Why have so many of McDonalds' black franchisees lost their businesses over the past 4 years? Could it possibly be due to 'entrenched racism' by one of the world's foremost practitioners of 'corporate activism?'
That's what a group of plaintiffs are alleging in a lawsuit first reported Wednesday morning by the Wall Street Journal. A group of several dozen black franchisees are suing the world's most recognizable fast-food chain, accusing management of deliberately sabotaging the business prospects if black franchisees. In the lawsuit, filed Monday night in the US District Court for the Northern District of Illinois, the lawyers detail allegations that McDonald’s routinely steered Black franchisees to restaurants in undesirable locations, mostly in inner-city, minority dominated, neighborhoods.
Among other tactics, McDonald's allegedly provided black franchisees with "misleading" information to push them toward these less-desirable areas. McDonald's responded that most purchases of businesses occur between franchisees, and that the company makes information available to all franchisees online.
The lawsuit is seeking compensatory damages for owners of between $4 million and $5 million per store. The owners involved represent more than 200 McDonald's restaurants around the US. That would be a total of $1 billion at the high end.
Due to this implicit policy, black-owned restaurants often carried higher operating costs, while bringing in less in average annual sales.

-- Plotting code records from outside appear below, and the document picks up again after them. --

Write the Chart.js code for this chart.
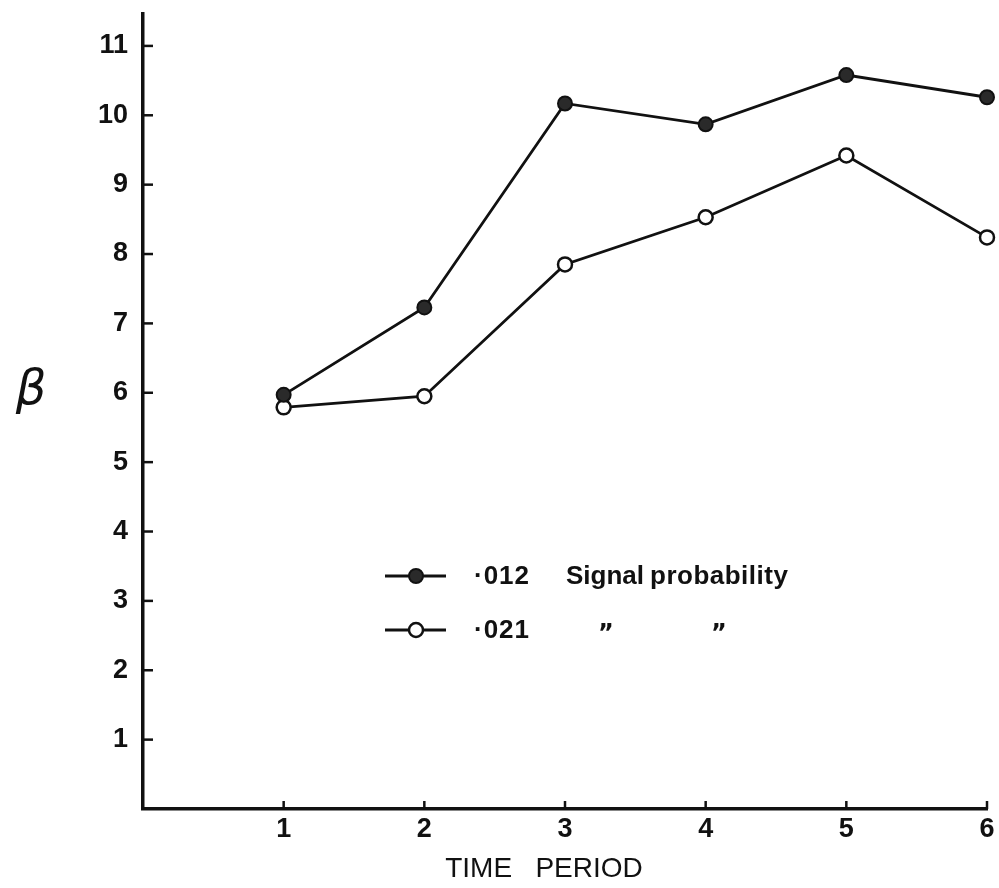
<!DOCTYPE html>
<html>
<head>
<meta charset="utf-8">
<script src="https://cdn.jsdelivr.net/npm/chart.js@4.4.1/dist/chart.umd.min.js"></script>
<style>
  html, body { margin: 0; padding: 0; background: #fff; }
  canvas { display: block; }
</style>
</head>
<body>
<canvas id="betaChart" width="999" height="888"></canvas>
<script>
// ---- data ----
const periods = [1, 2, 3, 4, 5, 6];
const beta012 = [5.97, 7.23, 10.17, 9.87, 10.58, 10.26];   // filled circles
const beta021 = [5.79, 5.95, 7.85, 8.53, 9.42, 8.24];      // open circles
const yTickValues = [1, 2, 3, 4, 5, 6, 7, 8, 9, 10, 11];
const xTickValues = [1, 2, 3, 4, 5, 6];
const legendRows = [
    { code: '\u00b7012', words: ['Signal', 'probability'] },
    { code: '\u00b7021', words: ['\u201d', '\u201d'] }
];

const INK = '#111';

// inside tick marks, axis title, beta label and the in-plot legend
const decorations = {
    id: 'decorations',
    afterDraw(chart) {
        const ctx = chart.ctx;
        const x = chart.scales.x;
        const y = chart.scales.y;
        const area = chart.chartArea;
        ctx.save();
        ctx.strokeStyle = INK;
        ctx.lineWidth = 2.5;

        // tick marks pointing into the plot
        yTickValues.forEach(v => {
            const py = y.getPixelForValue(v);
            ctx.beginPath();
            ctx.moveTo(area.left, py);
            ctx.lineTo(area.left + 10, py);
            ctx.stroke();
        });
        xTickValues.forEach(v => {
            const px = x.getPixelForValue(v);
            ctx.beginPath();
            ctx.moveTo(px, area.bottom);
            ctx.lineTo(px, area.bottom - 8);
            ctx.stroke();
        });

        // x axis title (sits a little left of the plot centre)
        ctx.fillStyle = INK;
        ctx.textAlign = 'center';
        ctx.textBaseline = 'middle';
        ctx.font = '28px "Liberation Sans", sans-serif';
        ctx.fillText('TIME   PERIOD', 544, 869);

        // beta symbol
        ctx.font = 'italic 48px "DejaVu Sans", sans-serif';
        ctx.fillText('\u03b2', 31, 392);

        // legend
        const rowsY = [576, 630];
        chart.data.datasets.forEach((ds, i) => {
            const ly = rowsY[i];
            ctx.strokeStyle = ds.borderColor;
            ctx.lineWidth = ds.borderWidth;
            ctx.beginPath();
            ctx.moveTo(385, ly);
            ctx.lineTo(446, ly);
            ctx.stroke();
            ctx.beginPath();
            ctx.arc(416, ly, ds.pointRadius, 0, Math.PI * 2);
            ctx.fillStyle = ds.pointBackgroundColor;
            ctx.fill();
            ctx.lineWidth = ds.pointBorderWidth;
            ctx.strokeStyle = ds.pointBorderColor;
            ctx.stroke();

            const row = legendRows[i];
            ctx.fillStyle = INK;
            ctx.textAlign = 'left';
            ctx.textBaseline = 'middle';
            ctx.font = 'bold 26px "Liberation Sans", sans-serif';
            ctx.letterSpacing = '1px';
            ctx.fillText(row.code, 474, ly + 1);
            if (i === 0) {
                ctx.letterSpacing = '0px';
                ctx.fillText(row.words[0], 566, ly + 1);
                ctx.letterSpacing = '0.5px';
                ctx.fillText(row.words[1], 650, ly + 1);
            } else {
                ctx.font = 'bold 24px "DejaVu Sans", sans-serif';
                ctx.fillText(row.words[0], 598, ly + 5);
                ctx.fillText(row.words[1], 711, ly + 5);
            }
            ctx.letterSpacing = '0px';
        });
        ctx.restore();
    }
};

const pts = arr => periods.map((p, i) => ({ x: p, y: arr[i] }));

new Chart(document.getElementById('betaChart'), {
    type: 'line',
    data: {
        datasets: [
            {
                label: '\u00b7012 Signal probability',
                data: pts(beta012),
                borderColor: INK,
                borderWidth: 2.8,
                pointRadius: 7,
                pointBackgroundColor: '#2a2a2a',
                pointBorderColor: INK,
                pointBorderWidth: 2,
                tension: 0,
                clip: false
            },
            {
                label: '\u00b7021 Signal probability',
                data: pts(beta021),
                borderColor: INK,
                borderWidth: 2.8,
                pointRadius: 7,
                pointBackgroundColor: '#fff',
                pointBorderColor: INK,
                pointBorderWidth: 2.5,
                tension: 0,
                clip: false
            }
        ]
    },
    options: {
        responsive: false,
        animation: false,
        layout: { padding: { top: 14, right: 12, left: 0, bottom: 0 } },
        plugins: {
            legend: { display: false },
            tooltip: { enabled: false }
        },
        scales: {
            x: {
                type: 'linear',
                min: 0,
                max: 6,
                afterFit(scale) {
                    scale.height = 79;
                    scale.paddingLeft = 0;
                    scale.paddingRight = 0;
                },
                afterBuildTicks(scale) { scale.ticks = xTickValues.map(v => ({ value: v })); },
                grid: { display: false, drawTicks: false },
                border: { display: true, color: INK, width: 3.5 },
                ticks: {
                    color: INK,
                    padding: 4,
                    maxRotation: 0,
                    font: { family: '"Liberation Sans Narrow", "Liberation Sans", sans-serif', size: 27, weight: 'bold' }
                }
            },
            y: {
                type: 'linear',
                min: 0,
                max: 11.46,
                afterFit(scale) {
                    scale.width = 143;
                    scale.paddingTop = 0;
                    scale.paddingBottom = 0;
                },
                afterBuildTicks(scale) { scale.ticks = yTickValues.map(v => ({ value: v })); },
                grid: { display: false, drawTicks: false },
                border: { display: true, color: INK, width: 3.5 },
                ticks: {
                    color: INK,
                    padding: 15,
                    font: { family: '"Liberation Sans", sans-serif', size: 27, weight: 'bold' }
                }
            }
        }
    },
    plugins: [decorations]
});
</script>
</body>
</html>
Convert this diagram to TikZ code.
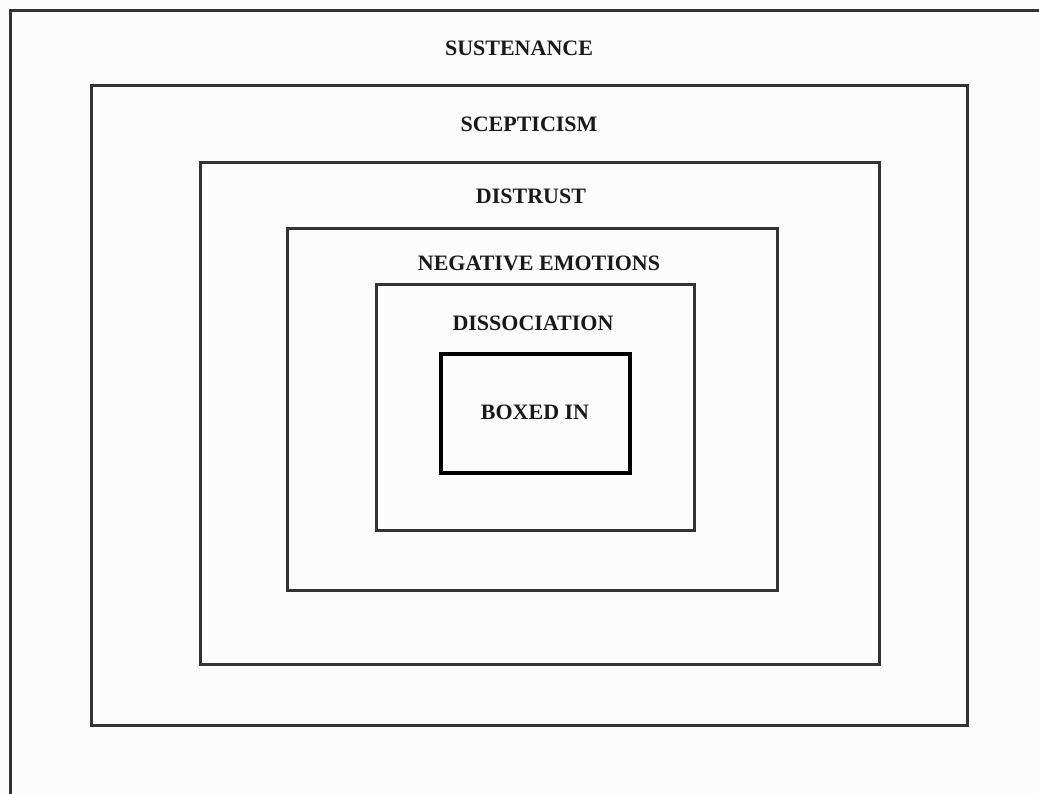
\documentclass[tikz,border=0pt]{standalone}
\usepackage{fontspec}
\setmainfont{Liberation Serif}
\begin{document}
\begin{tikzpicture}[x=1pt,y=-1pt,
  frame/.style={draw=black!80, line width=3pt, inner sep=0pt, outer sep=0pt},
  corebox/.style={draw=black, line width=4.5pt, inner sep=0pt, outer sep=0pt},
  lab/.style={font=\bfseries\fontsize{22}{25}\selectfont, text=black!90, inner sep=0pt}]
\useasboundingbox[fill=black!1] (0,0) rectangle (1039,793);
% open outer frame
\coordinate (o1) at (10.5,800);
\coordinate (o2) at (10.5,10.5);
\coordinate (o3) at (1045,10.5);
\draw[black!80, line width=3pt] (o1) -- (o2) -- (o3);
\node[frame, minimum width=876pt, minimum height=640pt] (b2) at (529,405) {};
\node[frame, minimum width=679pt, minimum height=502pt] (b3) at (539.5,413) {};
\node[frame, minimum width=490pt, minimum height=362pt] (b4) at (532,409) {};
\node[frame, minimum width=318pt, minimum height=246pt] (b5) at (535,407) {};
\node[corebox, minimum width=189pt, minimum height=119pt] (b6) at (535.5,413.5) {};
\node[lab] (t1) at (519,48) {SUSTENANCE};
\node[lab] (t2) at (529,124) {SCEPTICISM};
\node[lab] (t3) at (531,196) {DISTRUST};
\node[lab] (t4) at (539,263) {NEGATIVE EMOTIONS};
\node[lab] (t5) at (533,323) {DISSOCIATION};
\node[lab] (t6) at (535,412) {BOXED IN};
\end{tikzpicture}
\end{document}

Between 2011 and 2016, black franchisees say, their average annual sales were roughly $2 million, $700k below the average for all franchisees during that period.
The plaintiffs also accused Micky D's corporate of showering white franchisees with rent assistance and other subsidies, while the needs of black franchisees went largely ignored.
In one example, the company refused to pay for an armed security guard, and also refused to reduce the rent, for a franchisee in a troubled neighborhood in Atlanta.
According to the lawsuit, open and covert discrimination caused the number of black franchisees to dwindle to just 186 this year, from a high of 377 in 1998, a shift the plaintiffs and their lawyers attributed to "racially discriminatory practices."
“McDonald’s intentionally and covertly deprived plaintiffs of the same rights enjoyed by white franchisees,” according to the complaint.
McDonald's, via its PR team and corporate counsel, repudiated the allegations from the lawsuit, and claimed that the total number of owners has fallen amid considerable consolidation over the past several years. As a percentage of the overall population, black franchisees remain largely unchanged.
The company added that many of the franchisees who joined the suit successfully operated multiple restaurants for years.
However, McDonald's has repeatedly shown that it "cares" about "social justice and equality". It was one of the first major American corporations to join the advertiser boycott of Facebook. It made a big show last year when it said it would no longer resist the localized push for a $15 minimum wage.
Has McDonald's willingness to engage in 'corporate activism' simply opened the door to being targeted by opportunistic lawsuits in the hopes of a quick settlement?
To be sure, the fast food chain is also enmeshed in a battle with its former CEO Steve Easterbrook to try and clawback some of his compensation ins the name of...decency? (we honestly don't understand why the lawsuit seems to be such a priority for Easterbrook's successors, but we imagine the motives there are somewhat less than noble).